In response to the bases accord and the killing on November 2 of two Venezuelan soldiers by Colombian paramilitaries, Venezuela deployed 15,000 troops along its 2219km border with Colombia. Troops were sent to defend a valuable coltan deposit on the border, eradicate coca crops and cut off drug trafficking routes from Colombia in the Venezuelan states of Tachira and Zulia, to destroy illegal airstrips used in the Colombia-US drug trade, and to uproot Colombian paramilitaries. Colombian right-wing President Alvaro Uribe cynically denounced the deployments and Chavez’s call to prepare for US-backed Colombian aggression as “threats of war enunciated by the government of Venezuela”, for which Colombia would seek the help of the UN Security Council.
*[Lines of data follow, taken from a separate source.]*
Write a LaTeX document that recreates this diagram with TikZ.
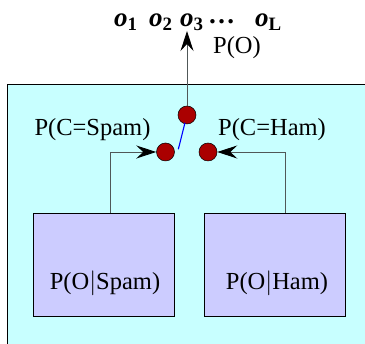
\documentclass[tikz,border=0pt]{standalone}
\usepackage{fontspec}
\setmainfont{Liberation Serif}
\usetikzlibrary{arrows.meta}
\definecolor{outerfill}{HTML}{C8FFFF}
\definecolor{boxfill}{HTML}{CCCCFF}
\definecolor{dotfill}{HTML}{AA0000}
\definecolor{wire}{HTML}{505858}
\tikzset{
  lbl/.style={inner sep=0pt, font=\fontsize{24.5}{28}\selectfont},
  obsl/.style={inner sep=0pt, anchor=base west, font=\fontsize{27}{30}\selectfont\bfseries},
  dist/.style={draw=black, line width=0.8pt, fill=boxfill, minimum width=141pt, minimum height=103pt, inner sep=0pt},
  dot/.style={circle, draw=black, line width=0.5pt, fill=dotfill, minimum size=18pt, inner sep=0pt},
  conn/.style={draw=wire, line width=0.9pt},
  arrowhead/.style={-{Stealth[length=20pt,width=13pt,inset=7pt,color=black]}}
}
\newcommand{\obsv}[1]{\textit{o}\textsubscript{#1}}
\begin{document}
\begin{tikzpicture}[x=1pt,y=1pt]
\useasboundingbox (0,0) rectangle (365,344);
\clip (0,0) rectangle (365,344);
\draw[line width=1pt, fill=outerfill] (7,259) rectangle (380,-16);
\node[dist] (spam) at (103.5,79.5) {};
\node[dist] (ham) at (274.5,79.5) {};
\node[lbl] (pspam) at (105,61) {P(O$|$Spam)};
\node[lbl] (pham) at (277,61) {P(O$|$Ham)};
\node[dot] (top) at (187,229) {};
\node[dot] (ls) at (165.5,192) {};
\node[dot] (rs) at (208,192) {};
\coordinate (out) at (187,313);
\coordinate (swa) at (185,221.3);
\coordinate (sw) at (178.3,194.7);
\draw[conn, arrowhead] (top) -- (out);
\draw[conn, arrowhead] (spam.north -| 110,0) |- (ls.west);
\draw[conn, arrowhead] (ham.north -| 285,0) |- (rs.east);
\draw[blue, line width=1.1pt] (swa) -- (sw);
\node[lbl] (pcs) at (92.5,214) {P(C=Spam)};
\node[lbl] (pch) at (272,214) {P(C=Ham)};
\node[lbl] (po) at (237,296) {P(O)};
\node[obsl] (o1) at (114,317) {\obsv{1}};
\node[obsl] (o2) at (149,317) {\obsv{2}};
\node[obsl] (o3) at (180,317) {\obsv{3}};
\node[obsl] (dots) at (208,317) {\raisebox{3.5pt}{…}};
\node[obsl] (oL) at (255,317) {\obsv{L}};
\end{tikzpicture}
\end{document}
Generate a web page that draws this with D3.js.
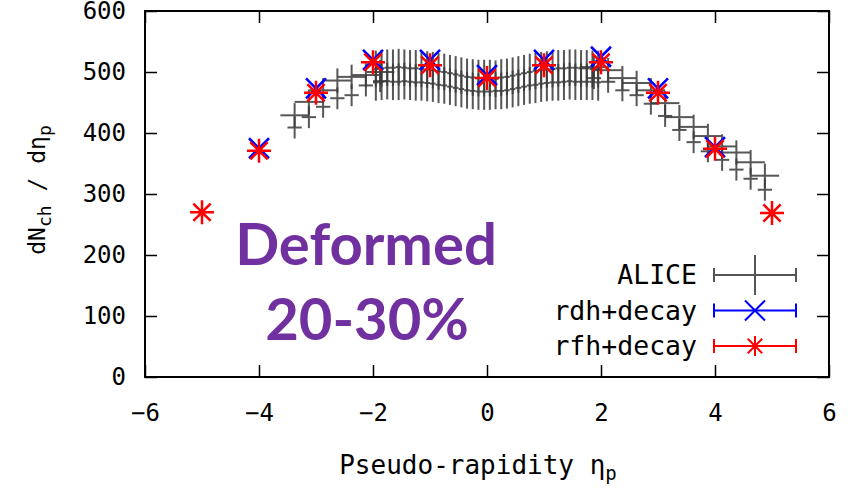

Uribe defended the bases accord claiming that the “only thing we are interested in is defeating terrorism related to drug trafficking”.

Washington is seeking to use its “war on drugs” as an excuse to intervene in Venezuelan politics by presenting the Chavez government as an obstacle to this “war”. On July 20, the US Government Accountability Office (GAO) released a report claiming Venezuela tolerated drug trafficking and wouldn’t cooperate with Washington’s “war on drugs”. According to Venezuelan minister for justice and internal affairs, Tarek El Aissami, US interdiction of illegal drugs has decreased since the 1990s while the UN Office on Drugs and Crime recognises that Venezuelan interception of narcotics has increased since abandoning cooperation with the US Drug Enforcement Agency in 2005, after Venezuela discovered the DEA was spying on the Chavez government.

Replying to US and Colombian claims that his November 8 call for Venezuela’s working people to prepare for war by joining the Bolivarian Militia meant he was calling for a war, Chavez declared on November 16: “I’m not calling for any war. The gringo empire is calling for war. I’m calling for the defence of the sacred land that is Venezuela. I’m obligated to call on all Venezuelans to prepare for combat to defend the homeland. If not, who will? … We do not want wars. We are fighting against hunger, against misery, against insecurity, crime, drug trafficking; these are our wars, a war for social justice, for life.”